Thread: DoD Civilian Expeditionary Workforce

  1. #1
    Council Member
    Join Date
    Apr 2008
    Posts
    11

    Default DoD Civilian Expeditionary Workforce

    Greetings from downrange. Any opinion on the DoD's new Civilian Expeditionary Workforce? It looks a lot like State's Civilian Reserve Corps.

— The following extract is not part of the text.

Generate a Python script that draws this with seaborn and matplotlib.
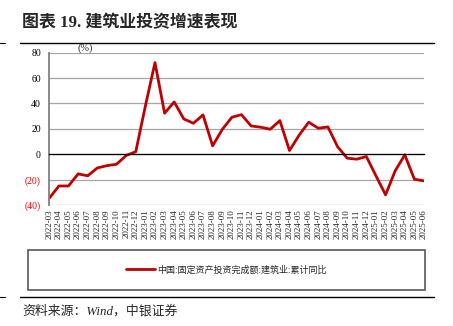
import matplotlib
matplotlib.use("Agg")
import matplotlib.pyplot as plt
from matplotlib.patches import Rectangle
from matplotlib.lines import Line2D
import seaborn as sns
import pandas as pd

months = [
    "2022-03", "2022-04", "2022-05", "2022-06", "2022-07", "2022-08", "2022-09", "2022-10",
    "2022-11", "2022-12", "2023-01", "2023-02", "2023-03", "2023-04", "2023-05", "2023-06",
    "2023-07", "2023-08", "2023-09", "2023-10", "2023-11", "2023-12", "2024-01", "2024-02",
    "2024-03", "2024-04", "2024-05", "2024-06", "2024-07", "2024-08", "2024-09", "2024-10",
    "2024-11", "2024-12", "2025-01", "2025-02", "2025-03", "2025-04", "2025-05", "2025-06",
]
growth = [
    -34.6, -25.0, -25.0, -15.5, -17.0, -10.8, -9.0, -7.9,
    -1.0, 2.0, 38.0, 72.2, 32.3, 41.2, 27.8, 24.4,
    31.0, 6.6, 19.5, 29.1, 31.2, 22.3, 21.3, 19.7,
    26.5, 2.9, 15.0, 25.2, 20.5, 21.5, 6.0, -3.1,
    -3.9, -1.8, -17.0, -32.0, -13.1, -0.5, -19.7, -21.0,
]
y_ticks = [-40, -20, 0, 20, 40, 60, 80]
y_labels = ["(40)", "(20)", "0", "20", "40", "60", "80"]
series_name = "中国:固定资产投资完成额:建筑业:累计同比"
title_text = "图表 19. 建筑业投资增速表现"
source_text = "资料来源：Wind，中银证券"

sns.set_style("white")
plt.rcParams["font.family"] = ["Liberation Serif", "Noto Sans CJK SC", "DejaVu Sans"]

df = pd.DataFrame({"idx": range(len(months)), "value": growth})

fig = plt.figure(figsize=(4.53, 3.26), dpi=100)
ax = fig.add_axes([49.3 / 453, 1 - 205 / 326, (424 - 49.3) / 453, (205 - 52.7) / 326])

sns.lineplot(data=df, x="idx", y="value", ax=ax, color="#C00000", linewidth=2.0,
             label=series_name, legend=False)

ax.set_xlim(0, len(months) - 1)
ax.set_ylim(-40, 80)
ax.set_xlabel("")
ax.set_ylabel("")

# horizontal grid
ax.set_yticks(y_ticks)
ax.set_yticklabels(y_labels)
for t, lab in zip(ax.get_yticklabels(), y_labels):
    t.set_color("#FF0000" if lab.startswith("(") else "#000000")
    t.set_fontsize(7)
ax.tick_params(axis="y", length=0, pad=6)
ax.yaxis.grid(True, color="#A6A6A6", linewidth=0.9)
ax.set_axisbelow(True)

for s in ["top", "right"]:
    ax.spines[s].set_visible(False)
ax.spines["left"].set_color("#808080")
ax.spines["left"].set_linewidth(1.3)

# bottom spine sits on the zero line with tick marks, labels go along the bottom edge
ax.spines["bottom"].set_position(("data", 0))
ax.spines["bottom"].set_color("#000000")
ax.spines["bottom"].set_linewidth(0.9)
ax.set_xticks(range(len(months)))
ax.tick_params(axis="x", direction="out", length=3, width=0.8, color="#000000", labelbottom=False)

sec = ax.secondary_xaxis("bottom")
sec.set_xticks(range(len(months)))
sec.set_xticklabels(months, rotation=90, fontsize=6.5)
sec.tick_params(length=0, pad=3)
sec.spines["bottom"].set_visible(False)

ax.text(0.095, 1.03, "(%)", transform=ax.transAxes, fontsize=7.5, ha="center", va="center")

# title and rules
fig.text(22 / 453, 1 - 23 / 326, title_text, fontsize=12.2, fontweight="bold",
         family=["Liberation Serif", "Noto Sans CJK SC"], ha="left", va="center")
fig.add_artist(Line2D([20 / 453, 434 / 453], [1 - 43 / 326] * 2, color="#000000", linewidth=1.0))
fig.add_artist(Line2D([0, 5 / 453], [1 - 43 / 326] * 2, color="#000000", linewidth=0.8))
fig.add_artist(Line2D([20 / 453, 434 / 453], [1 - 296.5 / 326] * 2, color="#000000", linewidth=1.0))
fig.add_artist(Line2D([0, 5 / 453], [1 - 296.5 / 326] * 2, color="#000000", linewidth=0.8))

# legend box
fig.add_artist(Rectangle((28 / 453, 1 - 290 / 326), (425 - 28) / 453, 40 / 326,
                         fill=False, edgecolor="#595959", linewidth=1.2))
handles, labels = ax.get_legend_handles_labels()
fig.legend(handles, labels, loc="center", bbox_to_anchor=(226.5 / 453, 1 - 270 / 326),
           frameon=False, handlelength=3.2, handletextpad=0.3,
           prop={"family": ["Noto Sans CJK SC"], "size": 6.5})

fig.text(22 / 453, 1 - 311 / 326, source_text, fontsize=9.3, style="italic",
         family=["Liberation Serif", "Noto Sans CJK SC"], ha="left", va="center")

fig.savefig("out.png", dpi=100)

Here are some details:

    "Members of the DoD Civilian Expeditionary Workforce shall be organized, trained, cleared, equipped, and ready to deploy in support of combat operations by the military; contingencies; emergency operations; humanitarian missions; disaster relief; restoration of order; drug interdiction; and stability operations of the Department of Defense in accordance with DoDD 3000.05 (Reference (b))."
    http://www.dtic.mil/whs/directives/c...df/140410p.pdf

    in which 157 slots were open and 1,500 resumes were submitted (from DoD personnel).
    http://thetension.blogspot.com/2008/...-civilian.html

    This sounds very similary to the Department of State's Civilian Response Corps, "which is a partnership of eight departments and agencies: the Department of State, U.S. Agency for International Development (USAID), Department of Agriculture, Department of Commerce, Department of Health and Human Services, Department of Homeland Security, Department of Justice, and Department of the Treasury:"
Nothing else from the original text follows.